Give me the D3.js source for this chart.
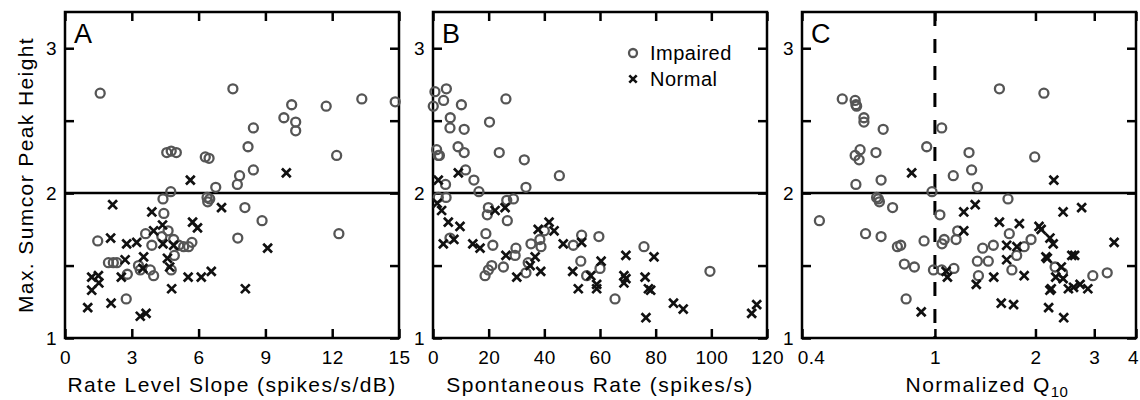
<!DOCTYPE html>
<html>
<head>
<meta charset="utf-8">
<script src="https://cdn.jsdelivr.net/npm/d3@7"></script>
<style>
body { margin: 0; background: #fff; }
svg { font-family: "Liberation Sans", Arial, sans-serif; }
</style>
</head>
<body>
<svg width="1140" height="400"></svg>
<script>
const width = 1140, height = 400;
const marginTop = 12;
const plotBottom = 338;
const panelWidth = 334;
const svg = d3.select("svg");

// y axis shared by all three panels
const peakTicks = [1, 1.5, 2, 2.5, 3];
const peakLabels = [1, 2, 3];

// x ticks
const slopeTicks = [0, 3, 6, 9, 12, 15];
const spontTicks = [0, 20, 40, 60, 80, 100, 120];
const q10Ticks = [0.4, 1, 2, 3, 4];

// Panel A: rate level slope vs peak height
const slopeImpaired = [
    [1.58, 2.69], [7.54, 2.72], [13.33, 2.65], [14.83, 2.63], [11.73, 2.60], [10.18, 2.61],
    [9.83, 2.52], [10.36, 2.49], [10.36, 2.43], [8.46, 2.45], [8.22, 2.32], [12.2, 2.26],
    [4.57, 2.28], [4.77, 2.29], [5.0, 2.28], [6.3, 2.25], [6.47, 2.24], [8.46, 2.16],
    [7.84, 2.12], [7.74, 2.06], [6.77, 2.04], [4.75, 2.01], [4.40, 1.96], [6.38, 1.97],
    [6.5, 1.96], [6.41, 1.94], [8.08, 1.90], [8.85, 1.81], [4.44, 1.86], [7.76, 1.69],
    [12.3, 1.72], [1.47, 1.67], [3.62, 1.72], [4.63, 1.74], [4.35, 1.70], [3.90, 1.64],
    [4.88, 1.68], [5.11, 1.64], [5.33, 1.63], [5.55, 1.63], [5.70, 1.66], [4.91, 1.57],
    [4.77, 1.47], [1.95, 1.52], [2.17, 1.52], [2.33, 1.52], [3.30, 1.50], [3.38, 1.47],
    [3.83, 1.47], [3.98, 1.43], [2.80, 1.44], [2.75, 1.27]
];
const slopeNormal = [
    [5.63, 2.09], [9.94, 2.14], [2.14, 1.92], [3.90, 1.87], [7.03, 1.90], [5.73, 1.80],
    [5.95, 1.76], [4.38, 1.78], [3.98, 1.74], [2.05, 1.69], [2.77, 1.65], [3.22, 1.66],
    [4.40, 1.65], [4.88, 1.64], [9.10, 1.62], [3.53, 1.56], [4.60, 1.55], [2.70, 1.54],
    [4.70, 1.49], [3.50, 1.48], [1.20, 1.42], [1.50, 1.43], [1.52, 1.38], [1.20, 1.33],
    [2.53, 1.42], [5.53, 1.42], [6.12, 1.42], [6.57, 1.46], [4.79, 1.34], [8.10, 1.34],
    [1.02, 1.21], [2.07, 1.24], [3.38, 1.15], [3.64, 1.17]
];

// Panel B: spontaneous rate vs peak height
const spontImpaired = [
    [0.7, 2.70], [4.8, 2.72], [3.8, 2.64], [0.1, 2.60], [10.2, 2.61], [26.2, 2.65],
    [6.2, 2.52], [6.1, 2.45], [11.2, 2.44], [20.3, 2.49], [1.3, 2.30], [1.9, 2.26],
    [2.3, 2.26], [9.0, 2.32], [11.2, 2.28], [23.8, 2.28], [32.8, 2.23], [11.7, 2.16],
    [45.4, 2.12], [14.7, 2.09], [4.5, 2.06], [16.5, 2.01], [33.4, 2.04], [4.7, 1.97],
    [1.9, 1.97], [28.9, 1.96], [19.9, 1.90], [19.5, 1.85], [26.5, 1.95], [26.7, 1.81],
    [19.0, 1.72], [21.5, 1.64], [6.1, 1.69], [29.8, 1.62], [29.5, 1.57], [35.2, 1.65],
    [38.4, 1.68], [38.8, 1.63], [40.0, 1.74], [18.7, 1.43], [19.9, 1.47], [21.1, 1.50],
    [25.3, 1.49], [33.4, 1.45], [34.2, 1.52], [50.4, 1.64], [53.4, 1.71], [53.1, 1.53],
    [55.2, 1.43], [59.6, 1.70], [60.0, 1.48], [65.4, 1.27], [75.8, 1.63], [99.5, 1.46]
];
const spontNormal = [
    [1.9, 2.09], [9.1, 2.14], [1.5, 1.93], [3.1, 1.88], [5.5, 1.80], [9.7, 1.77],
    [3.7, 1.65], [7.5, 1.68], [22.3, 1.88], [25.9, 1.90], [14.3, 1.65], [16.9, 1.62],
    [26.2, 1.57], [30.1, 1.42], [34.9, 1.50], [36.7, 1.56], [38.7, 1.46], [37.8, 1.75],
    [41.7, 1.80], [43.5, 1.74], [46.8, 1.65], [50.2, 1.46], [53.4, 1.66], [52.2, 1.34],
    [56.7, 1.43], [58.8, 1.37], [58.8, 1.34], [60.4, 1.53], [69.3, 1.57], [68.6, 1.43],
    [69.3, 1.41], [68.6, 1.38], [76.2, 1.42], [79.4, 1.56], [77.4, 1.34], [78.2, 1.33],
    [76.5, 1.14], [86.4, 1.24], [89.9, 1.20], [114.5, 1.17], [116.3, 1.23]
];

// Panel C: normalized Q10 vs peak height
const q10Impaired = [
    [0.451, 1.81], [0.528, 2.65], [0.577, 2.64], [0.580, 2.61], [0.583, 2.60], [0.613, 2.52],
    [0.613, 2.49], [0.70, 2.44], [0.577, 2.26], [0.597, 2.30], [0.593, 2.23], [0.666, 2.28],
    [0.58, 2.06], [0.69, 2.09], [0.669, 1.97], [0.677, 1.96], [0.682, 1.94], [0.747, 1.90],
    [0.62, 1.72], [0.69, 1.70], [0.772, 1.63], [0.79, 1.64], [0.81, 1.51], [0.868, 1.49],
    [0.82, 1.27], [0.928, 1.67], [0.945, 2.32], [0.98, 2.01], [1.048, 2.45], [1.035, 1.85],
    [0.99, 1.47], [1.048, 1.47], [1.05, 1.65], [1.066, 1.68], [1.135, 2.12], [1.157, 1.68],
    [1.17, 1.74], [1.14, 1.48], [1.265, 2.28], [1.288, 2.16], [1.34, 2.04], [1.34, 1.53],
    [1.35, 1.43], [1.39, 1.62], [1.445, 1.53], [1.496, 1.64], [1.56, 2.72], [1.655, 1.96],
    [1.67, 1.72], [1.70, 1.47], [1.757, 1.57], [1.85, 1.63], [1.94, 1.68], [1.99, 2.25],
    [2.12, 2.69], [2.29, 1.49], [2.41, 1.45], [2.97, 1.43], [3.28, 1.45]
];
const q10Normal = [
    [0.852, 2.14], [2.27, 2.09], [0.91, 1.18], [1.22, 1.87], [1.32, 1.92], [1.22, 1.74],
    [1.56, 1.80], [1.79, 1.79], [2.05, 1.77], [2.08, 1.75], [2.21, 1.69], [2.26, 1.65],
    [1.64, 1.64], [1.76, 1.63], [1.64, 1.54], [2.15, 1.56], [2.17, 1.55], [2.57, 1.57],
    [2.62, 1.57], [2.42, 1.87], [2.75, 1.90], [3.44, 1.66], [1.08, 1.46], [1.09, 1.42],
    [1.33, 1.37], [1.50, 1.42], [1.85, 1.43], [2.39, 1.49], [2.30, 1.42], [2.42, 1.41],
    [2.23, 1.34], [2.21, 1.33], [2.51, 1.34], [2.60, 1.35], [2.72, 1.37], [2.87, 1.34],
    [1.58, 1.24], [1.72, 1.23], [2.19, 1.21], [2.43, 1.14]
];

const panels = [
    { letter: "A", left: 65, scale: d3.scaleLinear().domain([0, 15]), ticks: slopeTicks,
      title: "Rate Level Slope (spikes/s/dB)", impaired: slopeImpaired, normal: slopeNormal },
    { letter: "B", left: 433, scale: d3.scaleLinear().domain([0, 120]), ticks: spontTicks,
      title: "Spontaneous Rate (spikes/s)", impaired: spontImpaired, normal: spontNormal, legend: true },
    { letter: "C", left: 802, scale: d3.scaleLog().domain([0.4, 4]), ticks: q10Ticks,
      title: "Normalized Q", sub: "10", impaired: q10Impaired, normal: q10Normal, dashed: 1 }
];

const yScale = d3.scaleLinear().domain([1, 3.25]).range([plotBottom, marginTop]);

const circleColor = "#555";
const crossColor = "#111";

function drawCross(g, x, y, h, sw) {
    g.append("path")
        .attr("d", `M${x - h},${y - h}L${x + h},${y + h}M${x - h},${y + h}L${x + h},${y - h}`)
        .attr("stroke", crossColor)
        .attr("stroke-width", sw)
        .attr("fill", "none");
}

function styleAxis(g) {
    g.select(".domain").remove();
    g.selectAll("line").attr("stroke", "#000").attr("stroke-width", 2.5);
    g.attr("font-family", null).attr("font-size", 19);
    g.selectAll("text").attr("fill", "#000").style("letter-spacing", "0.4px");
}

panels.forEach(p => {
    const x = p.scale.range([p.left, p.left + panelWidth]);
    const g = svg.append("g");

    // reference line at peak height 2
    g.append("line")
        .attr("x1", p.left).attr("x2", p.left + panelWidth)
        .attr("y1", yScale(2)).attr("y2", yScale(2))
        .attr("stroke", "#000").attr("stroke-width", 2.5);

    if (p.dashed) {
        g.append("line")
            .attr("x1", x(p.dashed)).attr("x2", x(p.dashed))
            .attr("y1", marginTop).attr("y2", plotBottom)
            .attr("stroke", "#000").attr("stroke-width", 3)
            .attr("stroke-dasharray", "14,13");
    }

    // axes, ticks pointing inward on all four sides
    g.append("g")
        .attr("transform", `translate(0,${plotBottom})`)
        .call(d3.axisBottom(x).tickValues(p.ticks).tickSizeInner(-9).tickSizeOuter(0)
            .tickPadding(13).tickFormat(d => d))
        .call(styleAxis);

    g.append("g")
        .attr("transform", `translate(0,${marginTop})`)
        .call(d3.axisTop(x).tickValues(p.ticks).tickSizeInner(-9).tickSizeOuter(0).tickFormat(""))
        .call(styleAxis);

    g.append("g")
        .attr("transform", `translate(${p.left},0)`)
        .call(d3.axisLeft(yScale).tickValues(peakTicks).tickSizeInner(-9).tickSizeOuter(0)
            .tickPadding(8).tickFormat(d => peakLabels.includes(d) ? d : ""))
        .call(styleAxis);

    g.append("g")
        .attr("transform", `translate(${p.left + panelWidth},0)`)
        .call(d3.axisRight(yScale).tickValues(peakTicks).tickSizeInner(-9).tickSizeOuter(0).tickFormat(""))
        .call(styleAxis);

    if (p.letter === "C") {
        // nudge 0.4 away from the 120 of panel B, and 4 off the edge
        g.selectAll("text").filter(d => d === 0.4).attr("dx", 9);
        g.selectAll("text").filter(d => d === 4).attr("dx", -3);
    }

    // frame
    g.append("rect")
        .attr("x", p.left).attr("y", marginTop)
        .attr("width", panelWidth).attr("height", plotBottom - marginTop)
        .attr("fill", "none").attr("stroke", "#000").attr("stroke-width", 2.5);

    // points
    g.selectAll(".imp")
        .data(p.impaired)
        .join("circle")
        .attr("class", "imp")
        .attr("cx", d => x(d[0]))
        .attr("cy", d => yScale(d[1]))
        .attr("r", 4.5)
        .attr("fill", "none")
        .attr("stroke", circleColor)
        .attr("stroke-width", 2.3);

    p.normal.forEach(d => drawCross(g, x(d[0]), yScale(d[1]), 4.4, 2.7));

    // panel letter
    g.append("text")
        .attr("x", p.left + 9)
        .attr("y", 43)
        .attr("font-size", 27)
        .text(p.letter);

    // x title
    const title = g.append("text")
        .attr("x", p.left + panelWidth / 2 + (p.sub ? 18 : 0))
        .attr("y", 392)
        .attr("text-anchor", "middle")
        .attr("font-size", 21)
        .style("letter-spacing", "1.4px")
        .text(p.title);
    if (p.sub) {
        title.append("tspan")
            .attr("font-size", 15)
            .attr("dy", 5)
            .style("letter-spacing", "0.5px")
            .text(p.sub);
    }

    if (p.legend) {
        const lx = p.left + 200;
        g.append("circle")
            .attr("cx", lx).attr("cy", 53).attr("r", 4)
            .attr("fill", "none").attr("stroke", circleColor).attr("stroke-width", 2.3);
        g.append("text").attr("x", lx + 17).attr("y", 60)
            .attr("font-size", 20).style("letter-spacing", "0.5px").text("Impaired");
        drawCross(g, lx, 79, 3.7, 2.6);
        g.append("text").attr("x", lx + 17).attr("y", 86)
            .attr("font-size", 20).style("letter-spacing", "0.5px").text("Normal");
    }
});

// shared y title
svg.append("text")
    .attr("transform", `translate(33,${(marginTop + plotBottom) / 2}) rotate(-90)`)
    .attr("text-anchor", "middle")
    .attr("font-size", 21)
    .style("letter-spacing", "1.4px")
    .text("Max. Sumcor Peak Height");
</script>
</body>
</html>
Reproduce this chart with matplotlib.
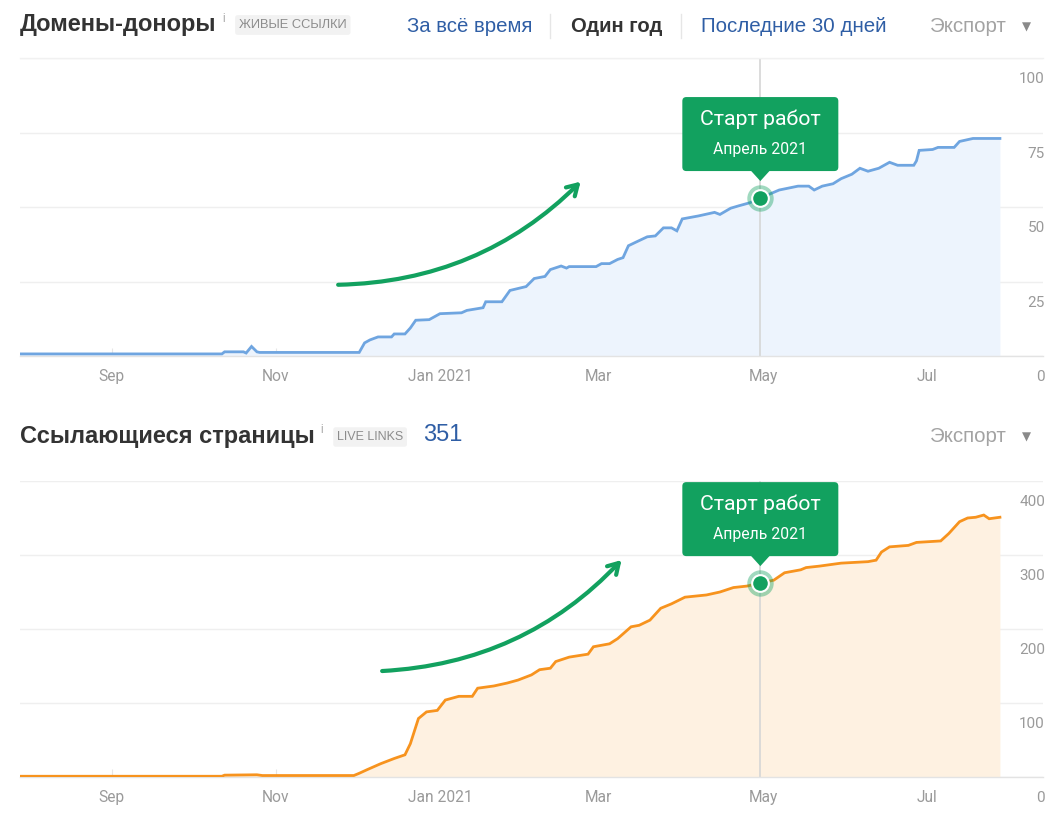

+-------+

__Exercise directions__
Of the lines in the records, determine how many contain the word "chart", and report that number alone.

__Response__
2